Among the lines below, list those containing the string "matplotlib".

───

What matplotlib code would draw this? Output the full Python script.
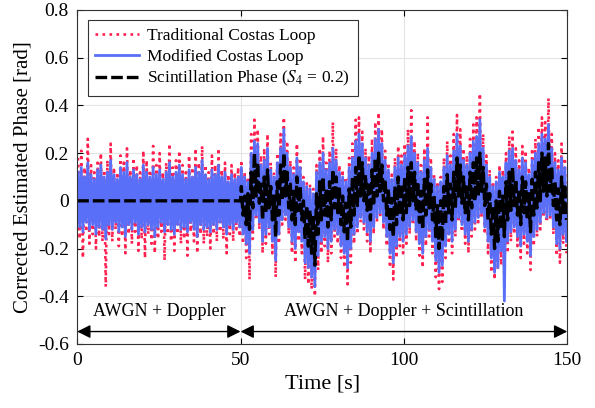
import matplotlib
matplotlib.use('Agg')
import matplotlib.pyplot as plt
import numpy as np

plt.rcParams['font.family'] = ['Liberation Serif', 'DejaVu Serif']
plt.rcParams['mathtext.fontset'] = 'stix'

# per-second envelopes (t = 0..149 s)
trad_hi = [0.18, 0.21, 0.14, 0.26, 0.15, 0.12, 0.16, 0.20, 0.13, 0.17,
           0.24, 0.14, 0.12, 0.19, 0.16, 0.22, 0.13, 0.18, 0.15, 0.12,
           0.21, 0.17, 0.13, 0.23, 0.15, 0.20, 0.12, 0.16, 0.24, 0.14,
           0.17, 0.21, 0.15, 0.12, 0.19, 0.14, 0.22, 0.16, 0.23, 0.15,
           0.12, 0.19, 0.15, 0.22, 0.13, 0.16, 0.11, 0.15, 0.12, 0.14,
           0.17, 0.12, 0.10, 0.28, 0.34, 0.30, 0.19, 0.22, 0.28, 0.16,
           0.12, 0.20, 0.28, 0.35, 0.25, 0.17, 0.14, 0.24, 0.18, 0.10,
           0.08, 0.07, 0.05, 0.15, 0.22, 0.27, 0.16, 0.21, 0.33, 0.22,
           0.15, 0.13, 0.10, 0.18, 0.24, 0.34, 0.35, 0.29, 0.22, 0.19,
           0.26, 0.33, 0.37, 0.30, 0.21, 0.16, 0.11, 0.18, 0.23, 0.19,
           0.24, 0.30, 0.38, 0.25, 0.20, 0.15, 0.22, 0.35, 0.18, 0.11,
           0.08, 0.10, 0.18, 0.25, 0.19, 0.28, 0.36, 0.30, 0.22, 0.19,
           0.26, 0.32, 0.35, 0.45, 0.28, 0.19, 0.13, 0.08, 0.10, 0.15,
           0.13, 0.20, 0.27, 0.29, 0.22, 0.17, 0.23, 0.21, 0.14, 0.22,
           0.26, 0.31, 0.35, 0.33, 0.43, 0.28, 0.20, 0.17, 0.24, 0.18]
trad_lo = [-0.16, -0.24, -0.13, -0.18, -0.14, -0.20, -0.15, -0.17, -0.36, -0.14,
           -0.17, -0.12, -0.19, -0.15, -0.22, -0.14, -0.18, -0.13, -0.21, -0.16,
           -0.24, -0.14, -0.18, -0.22, -0.16, -0.13, -0.25, -0.14, -0.17, -0.21,
           -0.14, -0.18, -0.16, -0.23, -0.13, -0.17, -0.22, -0.14, -0.18, -0.15,
           -0.20, -0.14, -0.17, -0.13, -0.16, -0.22, -0.14, -0.17, -0.12, -0.15,
           -0.18, -0.24, -0.33, -0.16, -0.08, -0.12, -0.22, -0.18, -0.14, -0.22,
           -0.32, -0.18, -0.10, -0.08, -0.14, -0.22, -0.26, -0.17, -0.22, -0.33,
           -0.35, -0.37, -0.40, -0.29, -0.22, -0.19, -0.26, -0.22, -0.15, -0.18,
           -0.24, -0.28, -0.35, -0.26, -0.18, -0.14, -0.09, -0.12, -0.17, -0.22,
           -0.14, -0.09, -0.06, -0.12, -0.19, -0.28, -0.33, -0.24, -0.19, -0.22,
           -0.18, -0.14, -0.10, -0.17, -0.23, -0.28, -0.19, -0.15, -0.22, -0.32,
           -0.37, -0.34, -0.24, -0.18, -0.22, -0.15, -0.09, -0.13, -0.18, -0.22,
           -0.15, -0.12, -0.09, -0.07, -0.14, -0.22, -0.30, -0.33, -0.29, -0.27,
           -0.36, -0.22, -0.17, -0.14, -0.19, -0.24, -0.18, -0.22, -0.29, -0.19,
           -0.15, -0.12, -0.07, -0.09, -0.08, -0.14, -0.23, -0.26, -0.18, -0.22]

mod_hi = [0.12, 0.14, 0.10, 0.16, 0.11, 0.09, 0.13, 0.15, 0.10, 0.12,
          0.17, 0.11, 0.09, 0.14, 0.12, 0.16, 0.10, 0.13, 0.11, 0.09,
          0.15, 0.12, 0.10, 0.14, 0.11, 0.13, 0.09, 0.12, 0.16, 0.10,
          0.12, 0.15, 0.11, 0.09, 0.13, 0.10, 0.14, 0.12, 0.17, 0.11,
          0.09, 0.13, 0.11, 0.15, 0.10, 0.12, 0.08, 0.11, 0.09, 0.10,
          0.14, 0.10, 0.08, 0.20, 0.25, 0.24, 0.15, 0.17, 0.22, 0.13,
          0.10, 0.16, 0.22, 0.30, 0.20, 0.14, 0.11, 0.18, 0.14, 0.08,
          0.06, 0.05, 0.03, 0.12, 0.16, 0.20, 0.13, 0.16, 0.22, 0.17,
          0.12, 0.10, 0.08, 0.14, 0.18, 0.25, 0.28, 0.24, 0.18, 0.15,
          0.20, 0.26, 0.30, 0.24, 0.17, 0.13, 0.09, 0.14, 0.18, 0.15,
          0.19, 0.23, 0.27, 0.20, 0.16, 0.12, 0.17, 0.22, 0.14, 0.09,
          0.06, 0.08, 0.14, 0.19, 0.15, 0.21, 0.28, 0.23, 0.17, 0.15,
          0.20, 0.25, 0.27, 0.34, 0.22, 0.15, 0.10, 0.06, 0.08, 0.12,
          0.10, 0.16, 0.21, 0.22, 0.17, 0.13, 0.18, 0.16, 0.11, 0.17,
          0.20, 0.24, 0.28, 0.26, 0.32, 0.22, 0.16, 0.13, 0.18, 0.14]
mod_lo = [-0.11, -0.13, -0.09, -0.12, -0.10, -0.14, -0.11, -0.12, -0.16, -0.10,
          -0.12, -0.09, -0.13, -0.11, -0.15, -0.10, -0.12, -0.09, -0.14, -0.11,
          -0.13, -0.10, -0.12, -0.15, -0.11, -0.09, -0.13, -0.10, -0.12, -0.14,
          -0.10, -0.12, -0.11, -0.13, -0.09, -0.12, -0.15, -0.10, -0.12, -0.11,
          -0.13, -0.10, -0.12, -0.09, -0.11, -0.14, -0.10, -0.12, -0.09, -0.11,
          -0.14, -0.18, -0.22, -0.12, -0.06, -0.09, -0.17, -0.14, -0.11, -0.17,
          -0.25, -0.14, -0.08, -0.06, -0.11, -0.17, -0.20, -0.13, -0.17, -0.26,
          -0.28, -0.32, -0.36, -0.23, -0.17, -0.15, -0.20, -0.17, -0.12, -0.14,
          -0.19, -0.22, -0.28, -0.20, -0.14, -0.11, -0.07, -0.09, -0.13, -0.17,
          -0.11, -0.07, -0.05, -0.09, -0.15, -0.22, -0.26, -0.19, -0.15, -0.17,
          -0.14, -0.11, -0.08, -0.13, -0.18, -0.22, -0.15, -0.12, -0.17, -0.25,
          -0.30, -0.27, -0.19, -0.14, -0.17, -0.12, -0.07, -0.10, -0.14, -0.17,
          -0.12, -0.09, -0.07, -0.05, -0.11, -0.17, -0.24, -0.30, -0.28, -0.21,
          -0.42, -0.17, -0.13, -0.11, -0.15, -0.19, -0.14, -0.17, -0.23, -0.15,
          -0.12, -0.09, -0.05, -0.07, -0.06, -0.11, -0.18, -0.20, -0.14, -0.17]

# scintillation phase is zero for the first 50 s, these cover t = 50..149 s
scint_hi = [0.06, 0.02, 0.03, 0.12, 0.20, 0.16, 0.07, 0.10, 0.13, 0.06,
            0.02, 0.08, 0.15, 0.20, 0.12, 0.07, 0.04, 0.10, 0.06, 0.00,
            -0.02, -0.04, -0.06, 0.03, 0.08, 0.10, 0.05, 0.08, 0.13, 0.10,
            0.05, 0.02, -0.01, 0.05, 0.10, 0.14, 0.19, 0.16, 0.11, 0.08,
            0.13, 0.18, 0.20, 0.15, 0.09, 0.05, 0.01, 0.06, 0.10, 0.07,
            0.10, 0.14, 0.16, 0.12, 0.08, 0.04, 0.09, 0.13, 0.07, 0.02,
            -0.02, 0.00, 0.06, 0.11, 0.07, 0.12, 0.18, 0.15, 0.10, 0.07,
            0.12, 0.16, 0.18, 0.20, 0.14, 0.07, 0.03, -0.02, 0.00, 0.04,
            0.02, 0.08, 0.12, 0.14, 0.09, 0.05, 0.10, 0.08, 0.03, 0.09,
            0.12, 0.16, 0.20, 0.18, 0.24, 0.14, 0.08, 0.05, 0.10, 0.07]
scint_lo = [-0.06, -0.10, -0.12, -0.03, 0.02, -0.01, -0.08, -0.05, -0.03, -0.08,
            -0.15, -0.06, 0.00, 0.02, -0.03, -0.08, -0.10, -0.04, -0.08, -0.16,
            -0.19, -0.22, -0.27, -0.14, -0.08, -0.06, -0.11, -0.08, -0.03, -0.05,
            -0.10, -0.13, -0.17, -0.11, -0.06, -0.02, 0.02, 0.00, -0.04, -0.08,
            -0.02, 0.02, 0.04, 0.00, -0.06, -0.12, -0.15, -0.10, -0.06, -0.08,
            -0.05, -0.02, 0.00, -0.04, -0.09, -0.12, -0.06, -0.03, -0.08, -0.15,
            -0.20, -0.17, -0.10, -0.05, -0.08, -0.03, 0.02, -0.01, -0.05, -0.08,
            -0.03, 0.00, 0.02, 0.04, -0.02, -0.08, -0.14, -0.20, -0.17, -0.12,
            -0.15, -0.08, -0.04, -0.02, -0.06, -0.10, -0.05, -0.08, -0.13, -0.06,
            -0.03, 0.00, 0.04, 0.02, 0.04, -0.02, -0.08, -0.10, -0.05, -0.08]


def zigzag(t0, hi, lo):
    # interleave upper and lower envelope: hi at t+0.25, lo at t+0.75
    n = len(hi)
    t = np.empty(2 * n)
    y = np.empty(2 * n)
    t[0::2] = t0 + np.arange(n) + 0.25
    t[1::2] = t0 + np.arange(n) + 0.75
    y[0::2] = hi
    y[1::2] = lo
    return t, y


t_tr, y_tr = zigzag(0, trad_hi, trad_lo)
t_md, y_md = zigzag(0, mod_hi, mod_lo)
t_sc, y_sc = zigzag(50, scint_hi, scint_lo)
t_sc = np.concatenate([[0, 50], t_sc])
y_sc = np.concatenate([[0, 0], y_sc])

fig = plt.figure(figsize=(5.95, 4.08), dpi=100)
ax = fig.add_axes([0.1297, 0.157, 0.8237, 0.8185])

ax.plot(t_tr, y_tr, ':', color='#ff2050', lw=1.9, label='Traditional Costas Loop')
ax.plot(t_md, y_md, '-', color='#5a6ff8', lw=2.0, label='Modified Costas Loop')
ax.plot(t_sc, y_sc, color='black', lw=2.4, dashes=(3.5, 1.2),
        label='Scintillation Phase ($S_4$ = 0.2)')

ax.set_xlim(0, 150)
ax.set_ylim(-0.6, 0.8)
ax.set_xticks([0, 50, 100, 150])
ax.set_yticks(np.arange(-0.6, 0.81, 0.2))
ax.set_yticklabels(['-0.6', '-0.4', '-0.2', '0', '0.2', '0.4', '0.6', '0.8'])
ax.tick_params(direction='in', top=True, right=True, labelsize=14, length=4, pad=6)
ax.grid(True, color='#e4e4e4', lw=0.8)
ax.set_axisbelow(True)
for s in ax.spines.values():
    s.set_color('#333333')
    s.set_linewidth(0.8)

ax.set_xlabel('Time [s]', fontsize=16, labelpad=4)
ax.set_ylabel('Corrected Estimated Phase [rad]', fontsize=15, labelpad=4)

leg = ax.legend(loc='upper left', fontsize=12.5, handlelength=2.5, handletextpad=0.5,
                borderaxespad=0.6, fancybox=False, framealpha=1, labelspacing=0.25,
                borderpad=0.45)
leg.get_frame().set_edgecolor('#333333')
leg.get_frame().set_linewidth(0.8)

# region markers
arr = dict(arrowstyle='<|-|>', color='black', lw=1.0, mutation_scale=20,
           shrinkA=0, shrinkB=0)
ax.annotate('', xy=(0, -0.548), xytext=(50, -0.548), arrowprops=arr)
ax.annotate('', xy=(50, -0.548), xytext=(150, -0.548), arrowprops=arr)
ax.text(25, -0.464, 'AWGN + Doppler', ha='center', va='center', fontsize=13)
ax.text(100, -0.464, 'AWGN + Doppler + Scintillation', ha='center', va='center', fontsize=13)

fig.savefig('out.png', dpi=100)
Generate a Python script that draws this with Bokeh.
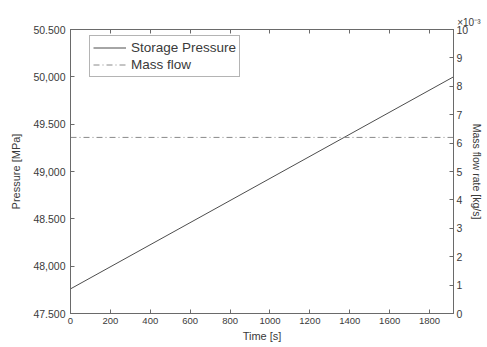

───

# [Final result]
What matplotlib code would draw this? Output the full Python script.
import matplotlib
matplotlib.use('Agg')
import matplotlib.pyplot as plt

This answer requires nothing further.